MLB

Evaluating Talent: The Ladder Up to The Bigs

ALTOONA, PA - APRIL 11:  Stephen Strasburg #37 of the Harrisburg Senators pitches against the Altoona Curve in his minor league debut during the game on April 11, 2010 at Blair County Ballpark in Altoona, Pennsylvania.  (Photo by Jared Wickerham/Getty Images)
Jared Wickerham/Getty Images
Shaun WeissmanContributor IJune 8, 2010

In basketball, the transition from college to the NBA is said to be the hardest for point guards.  

In football, with the exception of great talents, it's difficult for quarterbacks to come straight into the league and get a taste of success.

In baseball, evaluating talent, especially young talent, is just as, if not more difficult.

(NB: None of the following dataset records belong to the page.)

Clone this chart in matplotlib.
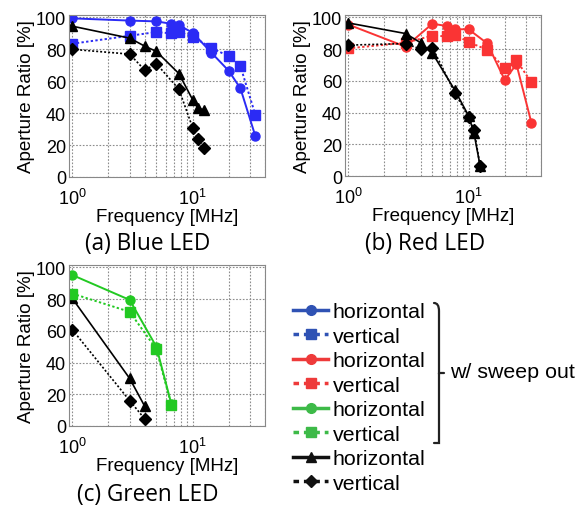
import matplotlib.pyplot as plt
from matplotlib.lines import Line2D
from matplotlib.path import Path
from matplotlib.patches import PathPatch

plt.rcParams['font.family'] = ['Liberation Sans', 'DejaVu Sans']
plt.rcParams['mathtext.fontset'] = 'custom'
plt.rcParams['mathtext.rm'] = 'Liberation Sans'

# ---- data (frequency in MHz, aperture ratio in %) ----
f_col = [1, 3, 5, 6.67, 7.7, 10, 14.3, 20, 25, 33.3]
f_blk = [1, 3, 4, 5, 7.7, 10, 11.1, 12.5]

blue_h = [99.4, 98, 97.5, 96, 95, 90.5, 78, 66.5, 55.5, 25.5]
blue_v = [83.5, 88.5, 90.8, 90, 91, 88, 81, 75.6, 69.4, 38.8]
blueblk_h = [94.5, 87, 82, 78.7, 64.8, 48.5, 43, 42]
blueblk_v = [80, 77, 67, 71, 55, 31, 24, 18.3]

red_h = [95.5, 81.5, 96, 94.5, 92.5, 92.5, 83.6, 60.5, 70.5, 33.5]
red_v = [80.5, 84, 88.5, 88, 89, 84.5, 79.5, 68, 73, 59]
redblk_h = [96.5, 89.8, 84, 77.5, 54, 38, 27, 6]
redblk_v = [82.5, 83.5, 80, 81, 52.5, 37, 29, 6]

f_grn = [1, 3, 5, 6.67]
f_grnblk = [1, 3, 4]
green_h = [95.2, 79.5, 50, 13.8]
green_v = [83.5, 72, 48.5, 13.2]
grnblk_h = [80.5, 30, 12.5]
grnblk_v = [60.8, 16, 4.5]

captions = ['(a) Blue LED', '(b) Red LED', '(c) Green LED']

W, H = 577, 510
fig = plt.figure(figsize=(W / 100, H / 100), dpi=100)


def px(x0, y0, x1, y1):
    return [x0 / W, 1 - y1 / H, (x1 - x0) / W, (y1 - y0) / H]


def setup(ax):
    ax.set_xscale('log')
    ax.set_xlim(0.94, 40)
    ax.set_ylim(0, 101.5)
    ax.set_yticks([0, 20, 40, 60, 80, 100])
    ax.set_xticks([1, 10])
    ax.grid(True, which='both', axis='x', color='#8c8c8c', ls=(0, (1.5, 1.5)), lw=0.8)
    ax.grid(True, which='major', axis='y', color='#8c8c8c', ls=(0, (1.5, 1.5)), lw=0.8)
    ax.tick_params(which='both', direction='in', length=0, labelsize=13, pad=2)
    ax.tick_params(axis='x', pad=8)
    for s in ax.spines.values():
        s.set_color('#888888')
        s.set_linewidth(0.8)
    ax.set_xlabel('Frequency [MHz]', fontsize=13.5, labelpad=0)
    ax.set_ylabel('Aperture Ratio [%]', fontsize=13.5, labelpad=1)


C_BLUE = '#2b2bf5'
C_RED = '#fa3434'
C_GRN = '#22c922'

ax_a = fig.add_axes(px(69, 16, 265, 178))
ax_b = fig.add_axes(px(345, 16, 541, 177))
ax_c = fig.add_axes(px(69, 266, 265, 427))

ms = 6.5
dot = (0, (1.2, 1.2))


def draw(ax, fc, col, h, v, fb, bh, bv, order_black_first=False):
    def colored():
        ax.plot(fc, v, color=col, ls=dot, lw=1.4, marker='s', ms=ms, mec=col)
        ax.plot(fc, h, color=col, ls='-', lw=1.4, marker='o', ms=ms, mec=col)

    def black():
        ax.plot(fb, bv, color='black', ls=dot, lw=1.2, marker='D', ms=ms - 0.8)
        ax.plot(fb, bh, color='black', ls='-', lw=1.2, marker='^', ms=ms + 0.5)

    if order_black_first:
        black()
        colored()
    else:
        colored()
        black()


draw(ax_a, f_col, C_BLUE, blue_h, blue_v, f_blk, blueblk_h, blueblk_v)
draw(ax_b, f_col, C_RED, red_h, red_v, f_blk, redblk_h, redblk_v)
draw(ax_c, f_grn, C_GRN, green_h, green_v, f_grnblk, grnblk_h, grnblk_v, True)

for ax in (ax_a, ax_b, ax_c):
    setup(ax)

cap_pos = [(148, 244), (425, 244), (148, 495)]
for txt, (cx, cy) in zip(captions, cap_pos):
    fig.text(cx / W, 1 - cy / H, txt, ha='center', va='center',
             fontsize=16.3, family=['Open Sans', 'DejaVu Sans'])

# ---- legend ----
L_BLUE = '#2f52b4'
L_RED = '#ee3a3a'
L_GRN = '#3dba48'
dash = (0, (1.6, 1.4))
handles = [
    Line2D([], [], color=L_BLUE, lw=2.5, marker='o', ms=7),
    Line2D([], [], color=L_BLUE, lw=2.5, ls=dash, marker='s', ms=6.5),
    Line2D([], [], color=L_RED, lw=2.5, marker='o', ms=7),
    Line2D([], [], color=L_RED, lw=2.5, ls=dash, marker='s', ms=6.5),
    Line2D([], [], color=L_GRN, lw=2.5, marker='o', ms=7),
    Line2D([], [], color=L_GRN, lw=2.5, ls=dash, marker='s', ms=6.5),
    Line2D([], [], color='#111111', lw=2.5, marker='^', ms=7.5),
    Line2D([], [], color='#111111', lw=2.5, ls=dash, marker='D', ms=6),
]
labels = ['horizontal', 'vertical'] * 4
fig.legend(handles, labels, loc='upper left', bbox_to_anchor=(293 / W, 1 - 303 / H),
           frameon=False, fontsize=15.4, handlelength=1.65, handletextpad=0.2,
           labelspacing=0.26, borderpad=0, borderaxespad=0)

# curly brace
bx, y0, y1 = 434, 304, 444
ym = (y0 + y1) / 2
w = 5
verts = [(bx, y0), (bx + w, y0), (bx + w, y0 + 8), (bx + w, ym - 10),
         (bx + w, ym - 2), (bx + w, ym), (bx + 2 * w, ym),
         (bx + w, ym), (bx + w, ym + 2), (bx + w, ym + 10),
         (bx + w, y1 - 8), (bx + w, y1), (bx, y1)]
codes = [Path.MOVETO, Path.CURVE3, Path.CURVE3, Path.LINETO,
         Path.CURVE3, Path.CURVE3, Path.LINETO,
         Path.MOVETO, Path.CURVE3, Path.LINETO,
         Path.CURVE3, Path.CURVE3, Path.LINETO]
verts = [(x / W, 1 - y / H) for x, y in verts]
fig.add_artist(PathPatch(Path(verts, codes), transform=fig.transFigure,
                         fill=False, lw=1.6, color='#222222', capstyle='round'))
fig.text(450 / W, 1 - 373 / H, 'w/ sweep out', ha='left', va='center', fontsize=15.4)

fig.savefig('out.png', dpi=100)
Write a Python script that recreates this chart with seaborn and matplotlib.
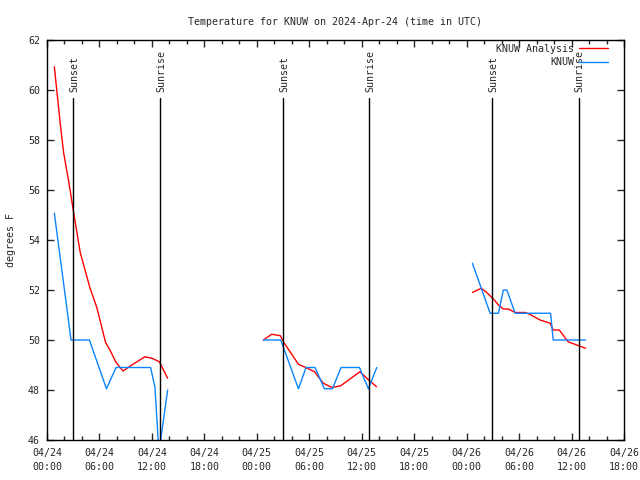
import numpy as np
import pandas as pd
import seaborn as sns
import matplotlib
matplotlib.use('Agg')
import matplotlib.pyplot as plt

# hours after 04/24 00:00 UTC
ana_hours_1 = [0.84, 1.5, 1.9, 2.5, 3.0, 3.8, 4.9, 5.7, 6.7, 7.2, 7.9, 8.7, 9.7, 11.2, 12.0, 12.85, 13.8]
ana_temp_1 = [60.93, 58.7, 57.5, 56.3, 55.2, 53.5, 52.1, 51.3, 49.9, 49.6, 49.1, 48.76, 49.0, 49.33, 49.27, 49.13, 48.47]
ana_hours_2 = [24.75, 25.7, 26.7, 27.04, 27.8, 28.76, 29.6, 30.6, 31.6, 32.6, 33.6, 34.5, 35.8, 36.8, 37.7]
ana_temp_2 = [50.0, 50.23, 50.17, 49.93, 49.53, 49.03, 48.9, 48.73, 48.27, 48.1, 48.17, 48.4, 48.73, 48.4, 48.13]
ana_hours_3 = [48.66, 49.66, 50.3, 51.06, 51.64, 52.2, 52.78, 53.55, 54.7, 55.2, 56.4, 57.55, 57.9, 58.6, 59.6, 60.6, 61.6]
ana_temp_3 = [51.9, 52.07, 51.9, 51.64, 51.4, 51.24, 51.24, 51.1, 51.1, 51.03, 50.8, 50.67, 50.4, 50.4, 49.93, 49.8, 49.67]

obs_hours_1 = [0.84, 2.75, 4.85, 6.8, 7.9, 11.85, 12.35, 12.8, 13.8]
obs_temp_1 = [55.07, 50.0, 50.0, 48.05, 48.9, 48.9, 48.1, 45.5, 48.0]
obs_hours_2 = [24.75, 26.74, 28.76, 29.63, 30.66, 31.73, 32.65, 33.64, 35.74, 36.76, 37.72]
obs_temp_2 = [50.0, 50.0, 48.05, 48.9, 48.9, 48.05, 48.05, 48.9, 48.9, 48.05, 48.9]
obs_hours_3 = [48.66, 50.69, 51.64, 52.2, 52.6, 53.55, 57.6, 57.9, 61.6]
obs_temp_3 = [53.07, 51.07, 51.07, 52.0, 52.0, 51.07, 51.07, 50.0, 50.0]

sun_hours = [3.0, 12.97, 27.04, 36.88, 50.95, 60.8]
sun_labels = ['Sunset', 'Sunrise', 'Sunset', 'Sunrise', 'Sunset', 'Sunrise']

tick_hours = list(range(0, 67, 6))
tick_labels = ['04/24\n00:00', '04/24\n06:00', '04/24\n12:00', '04/24\n18:00',
               '04/25\n00:00', '04/25\n06:00', '04/25\n12:00', '04/25\n18:00',
               '04/26\n00:00', '04/26\n06:00', '04/26\n12:00', '04/26\n18:00']


def seg_frame(hours, temps, name, seg):
    return pd.DataFrame({'hour': hours, 'temp': temps, 'series': name, 'seg': seg})


frames = [
    seg_frame(ana_hours_1, ana_temp_1, 'KNUW Analysis', 1),
    seg_frame(ana_hours_2, ana_temp_2, 'KNUW Analysis', 2),
    seg_frame(ana_hours_3, ana_temp_3, 'KNUW Analysis', 3),
    seg_frame(obs_hours_1, obs_temp_1, 'KNUW', 4),
    seg_frame(obs_hours_2, obs_temp_2, 'KNUW', 5),
    seg_frame(obs_hours_3, obs_temp_3, 'KNUW', 6),
]
df = pd.concat(frames, ignore_index=True)

sns.set_style('ticks')
plt.rcParams['font.family'] = ['DejaVu Sans Mono']
plt.rcParams['font.size'] = 7.2

fig = plt.figure(figsize=(6.4, 4.8), dpi=100)
ax = fig.add_axes([47/640, 40/480, 577/640, 400/480])

colors = {'KNUW Analysis': '#ff0000', 'KNUW': '#0a84ff'}
sns.lineplot(data=df, x='hour', y='temp', hue='series', units='seg', estimator=None,
             palette=colors, linewidth=1.0, sort=False, ax=ax)

# sunrise / sunset markers
for h, lab in zip(sun_hours, sun_labels):
    ax.plot([h, h], [46, 59.68], color='black', lw=1.0)
    ax.text(h + 0.1, 59.9, lab, rotation=90, ha='center', va='bottom', fontsize=7.2)

ax.set_xlim(0, 66)
ax.set_ylim(46, 62)
ax.set_xticks(tick_hours)
ax.set_xticklabels(tick_labels, linespacing=1.5)
ax.set_xticks(np.arange(0, 67, 2), minor=True)
ax.set_yticks(np.arange(46, 63, 2))
ax.tick_params(direction='in', which='both', top=True, right=True, labelsize=7.2)
ax.tick_params(which='major', length=5, width=1)
ax.tick_params(which='minor', length=3, width=1)
ax.tick_params(axis='x', pad=6)
ax.tick_params(axis='y', pad=5)
for s in ax.spines.values():
    s.set_linewidth(1.0)
    s.set_color('black')

ax.set_xlabel('')
ax.set_ylabel('')
fig.text(11/640, 0.5, 'degrees F', rotation=90, ha='center', va='center', fontsize=7.2)
ax.set_title('Temperature for KNUW on 2024-Apr-24 (time in UTC)', fontsize=7.2, pad=11)

handles, labels = ax.get_legend_handles_labels()
ax.legend(handles, labels, loc='upper right', bbox_to_anchor=(1 - 12/577, 1.0),
          frameon=False, markerfirst=False, handlelength=2.9, handletextpad=0.5,
          labelspacing=0.35, borderaxespad=0, borderpad=0.4, fontsize=7.2)

fig.savefig('out.png', dpi=100)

There will always be exceptional athletes who make grown men plays [insert whatever Mark Jackson joke you'd like here]. 

Alex Rodriguez and Ken Griffey Jr. are two of the few teenagers that have played like Hall of Famers for most of their careers.

Jason Heyward and Starlin Castro are the most recent youngsters to prove their worth and talent early.

Heyward, 20, hits for power, plays solid defense and runs well.  When he figures out the game, there's no indication that he won't also hit for a high average.

Castro, the first player born in the 90's to play in MLB history, has shown glimpses of what the Cubs organization saw when they scouted the young Dominican shortstop.

Today Stephen Strasburg debuts for the Washington Nationals, helping the young franchise sell out a stadium that's usually emptier than the stands at an under 10 roller hockey game.

A lot rides on the arm of the power right-hander, and from how quickly he's disposed of every level of minor league hitter, he might not disappoint.

For young power pitchers, scouts and GM's worry about endurance and longevity.

Scouting young hitters like this year's No. 1 pick, Bryce Harper, is a difficult task.

Most draft picks coming out of high school and various levels of college ball don't hit with wood.  They play in smaller fields with aluminum bats that are much more forgiving than the wood, which they'll have to get used to in every level of professional ball.

Against better pitchers, defense and coaching, many young draft picks don't excel as much as they probably should, or as much as the team that drafted them had envisioned.

In baseball, like in so many other sports, the list of players that are great talents but not great professionals, is always expanding.